DesignAday will present a brief thought about Design every weekday.
Overall, my family and I have been quite happy with our Netflix subscription. We’re enjoying it more, and watching it more, than we ever did cable. However, I just had a poor experience that I’m hoping is atypical.
I understand that there are content licensing deals that determine what is available on Netflix streaming, and I understand that those deals have a finite duration. I also understand that it is in Netflix’s interests to actively track the popularity of their content and only spend money for that which is being consumed. That all makes perfect business sense. But there is a problem—a user experience problem—that they need to address.
I started our subscription in December, so we’ve only had it a little over a month.

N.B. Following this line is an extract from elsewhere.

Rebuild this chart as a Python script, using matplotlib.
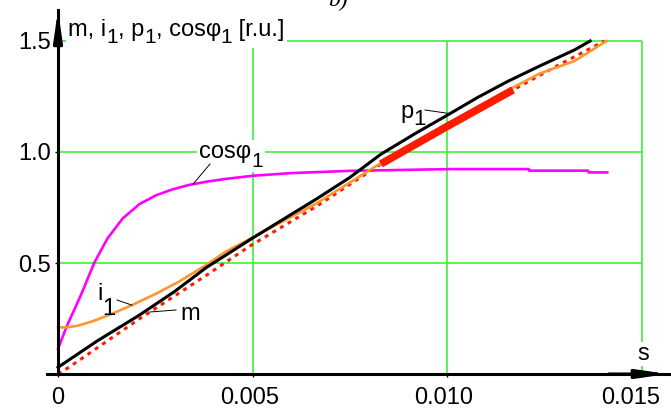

I started watching Farscape, a science fiction television show produced by the Jim Henson Company from 1998 to 2002. I had just graduated with my masters degree and started my first full-time job when this show started, and I missed it. I’m a big fan of the creative work of the Jim Henson Company, and I’m a huge fan of science fiction, so I’ve been wanting to see the show for a long time. I’m about half way through the first season now, so I’m invested in the characters and the overarching plot. I got back from last week’s business trip and decided to watch an episode while cleaning up the kitchen. I turned on the AppleTV, navigated to my Netflix instant que, and… hello! Where did Farscape go? It wasn’t there. I searched for it. It wasn’t listed. I got on my computer and searched for it. It showed up, but was labeled as not available for streaming.
I was pretty sure of what had happened, but I was mad, so I called their customer support and played dumb. Their very pleasant support rep explained that its license had probably expired. He told me that he would record my request to have it relicensed. I’ll be surprised if that does any good, but I felt better having voiced my frustration.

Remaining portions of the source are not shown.